#33318: Truncator class recognizes different length of ellipsis(...) depending
on
the LANGUAGE_CODE.
-------------------------------------+-------------------------------------
Reporter: YoungJoo Kim | Owner: nobody
Type: Bug | Status: closed
Component: | Version: 3.2
Internationalization |
Severity: Normal | Resolution: invalid
Keywords: truncatechars | Triage Stage:
Truncator ellipsis LANGUAGE_CODE | Unreviewed
Has patch: 0 | Needs documentation: 0
Needs tests: 0 | Patch needs improvement: 0
Easy pickings: 0 | UI/UX: 0
-------------------------------------+-------------------------------------
Description changed by YoungJoo Kim:
Old description:
> First, I am so sorry about my bad english skill..;;
>
> There is something strange about the `truncatechars` method of Django
> Template Language (DTL).
> In the `add_truncation_text` method of the Truncator class, the length of
> the `truncate` variable depends on the value of LANGUAGE_CODE(ex. 'en-
> us', 'ko-kr' ...) in settings.py
>
> [[br]]
>
> The `add_truncation_text` method of the Truncator class is as follows.
> {{{
> # django/utils/text.py
>
> def add_truncation_text(self, text, truncate=None):
> if truncate is None:
> truncate = pgettext(
> 'String to return when truncating text',
> '%(truncated_text)s…')
> if '%(truncated_text)s' in truncate:
> return truncate % {'truncated_text': text}
> # The truncation text didn't contain the %(truncated_text)s string
> # replacement argument so just append it to the text.
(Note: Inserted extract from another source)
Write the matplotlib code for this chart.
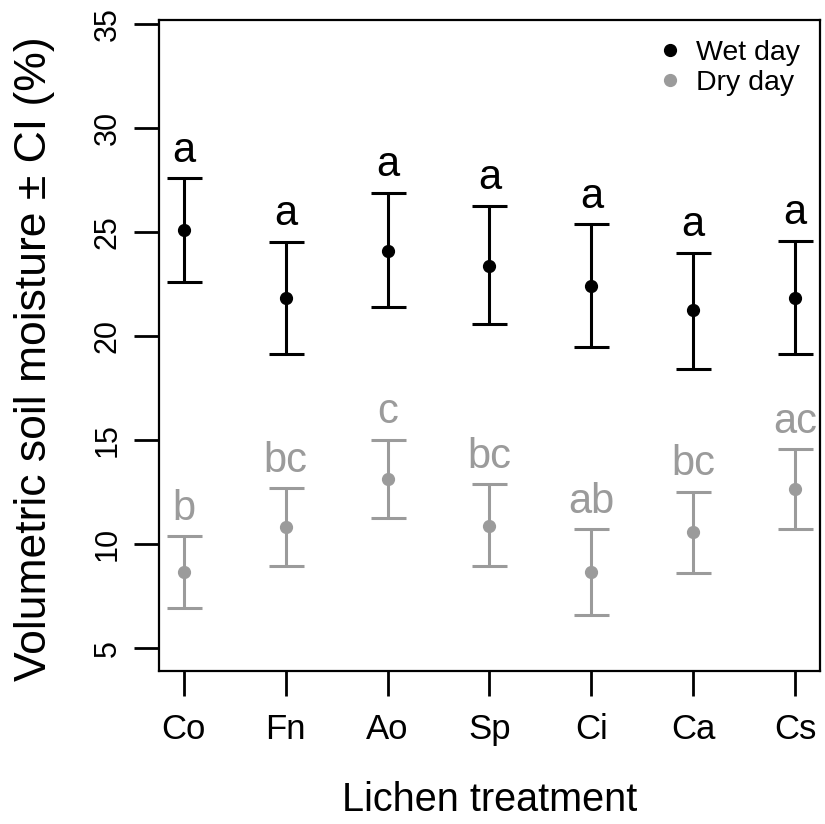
import matplotlib
matplotlib.use("Agg")
import matplotlib.pyplot as plt
from matplotlib.lines import Line2D
import numpy as np

plt.rcParams['font.family'] = ['Liberation Sans', 'DejaVu Sans']

treatments = ["Co", "Fn", "Ao", "Sp", "Ci", "Ca", "Cs"]

wet_mean = [25.10, 21.84, 24.09, 23.38, 22.40, 21.25, 21.84]
wet_lo = [22.58, 19.12, 21.38, 20.56, 19.46, 18.41, 19.13]
wet_hi = [27.58, 24.53, 26.89, 26.27, 25.37, 24.01, 24.57]
wet_letters = ["a", "a", "a", "a", "a", "a", "a"]

dry_mean = [8.64, 10.80, 13.11, 10.88, 8.64, 10.56, 12.64]
dry_lo = [6.94, 8.94, 11.27, 8.94, 6.59, 8.59, 10.72]
dry_hi = [10.38, 12.68, 15.03, 12.88, 10.72, 12.52, 14.55]
dry_letters = ["b", "bc", "c", "bc", "ab", "bc", "ac"]

wet_col = "black"
dry_col = "#9b9b9b"

x = np.arange(1, len(treatments) + 1)

fig = plt.figure(figsize=(8.25, 8.24), dpi=100)
ax = fig.add_axes([0.1927, 0.1857, 0.8012, 0.79])

for mean, lo, hi, letters, col in [(wet_mean, wet_lo, wet_hi, wet_letters, wet_col),
                                   (dry_mean, dry_lo, dry_hi, dry_letters, dry_col)]:
    mean = np.array(mean)
    yerr = [mean - np.array(lo), np.array(hi) - mean]
    ax.errorbar(x, mean, yerr=yerr, fmt='o', color=col, ecolor=col,
                elinewidth=2.2, capsize=12.6, capthick=2.2, markersize=8.5)
    for xi, h, t in zip(x, hi, letters):
        ax.text(xi, h + 0.8, t, ha='center', va='baseline', fontsize=30, color=col)

ax.set_xlim(0.755, 7.245)
ax.set_ylim(3.9, 35.2)
ax.set_xticks(x)
ax.set_xticklabels(treatments)
ax.set_yticks([5, 10, 15, 20, 25, 30, 35])
ax.tick_params(axis='x', labelsize=25, length=18, width=2, pad=12)
ax.tick_params(axis='y', labelsize=22, length=18, width=2, pad=8)
for lab in ax.get_yticklabels():
    lab.set_rotation(90)
    lab.set_va('center')
for s in ax.spines.values():
    s.set_linewidth(1.6)

ax.set_xlabel("Lichen treatment", fontsize=28.5, va='center')
ax.set_ylabel("Volumetric soil moisture \u00b1 CI (%)", fontsize=32, va='center')
ax.xaxis.set_label_coords(0.5, -0.198)
ax.yaxis.set_label_coords(-0.188, 0.48)

handles = [Line2D([], [], marker='o', ls='', color=wet_col, markersize=8.5),
           Line2D([], [], marker='o', ls='', color=dry_col, markersize=8.5)]
ax.legend(handles, ["Wet day", "Dry day"], loc='upper right', frameon=False,
          fontsize=20.5, handletextpad=0.3, labelspacing=0.15,
          bbox_to_anchor=(1.0, 1.0), borderaxespad=0.3, handlelength=1.2)

fig.savefig("out.png", dpi=100)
> if text.endswith(truncate):
> # But don't append the truncation text if the current text
> already
> # ends in this.
> return text
> return '%s%s' % (text, truncate)
> }}}
>
> The `truncate` variable is assigned the string `'%(truncated_text)s…'` by
> the `pgettext` method.
>
> In LANGUAGE_CODE `'en-us'(default)`, ellipsis is recognized as a string
> of length `1`.
> But in LANGUAGE_CODE `'ko-kr'`, ellipsis is recognized as three dots(...)
> and has length `3`.
>
> I think that the pgettext method is the cause.
>
> [[br]]
>
> So even though it is the same code, the output is different depending on
> the language.
>
> In the `chars` method of the same Truncator class, the number of strings
> to print ellipsis from is calculated through the `for` statement.
>
> The number of times this `for` loop is determined by the return value (==
> `truncate` variable) of the `add_truncation_text` method.
>
> {{{
> # django/utils/text.py
>
> def chars(self, num, truncate=None, html=False):
> """
> Return the text truncated to be no longer than the specified number
> of characters.
>
> `truncate` specifies what should be used to notify that the string
> has
> been truncated, defaulting to a translatable string of an ellipsis.
> """
> self._setup()
> length = int(num)
> text = unicodedata.normalize('NFC', self._wrapped)
>
> # Calculate the length to truncate to (max length - end_text length)
> truncate_len = length
> for char in self.add_truncation_text('', truncate):
> if not unicodedata.combining(char):
> truncate_len -= 1
> if truncate_len == 0:
> break
> if html:
> return self._truncate_html(length, truncate, text, truncate_len,
> False)
> return self._text_chars(length, truncate, text, truncate_len)
> }}}
>
> [[br]]
>
> In conclusion, output of the `truncatechars` method in HTML is as
> follows.
> {{{ <p>{{ fruit|truncatechars:6 }}</p> }}}
> 1. LANGUAGE_CODE = 'en-us' (default)
> {{{
> straw...
> pinea...
> }}}
> 2. LANGUAGE_CODE = 'ko-kr'
> {{{
> str...
> pin...
> }}}
>
> [[br]]
>
> Even if the language is different, the ellipsis should be recognized same
> as a string of length `1`.
>
> Users from other countries may misunderstand the functionality of the
> `truncatechars` method.
>
> Thank you!
New description:
There is something strange about the `truncatechars` method of Django
Template Language (DTL).
In the `add_truncation_text` method of the Truncator class, the length of
the `truncate` variable depends on the value of LANGUAGE_CODE(ex. 'en-us',
'ko-kr' ...) in settings.py
[[br]]
The `add_truncation_text` method of the Truncator class is as follows.
{{{
# django/utils/text.py
def add_truncation_text(self, text, truncate=None):
if truncate is None:
truncate = pgettext(
'String to return when truncating text',
'%(truncated_text)s…')
if '%(truncated_text)s' in truncate:
return truncate % {'truncated_text': text}
# The truncation text didn't contain the %(truncated_text)s string
# replacement argument so just append it to the text.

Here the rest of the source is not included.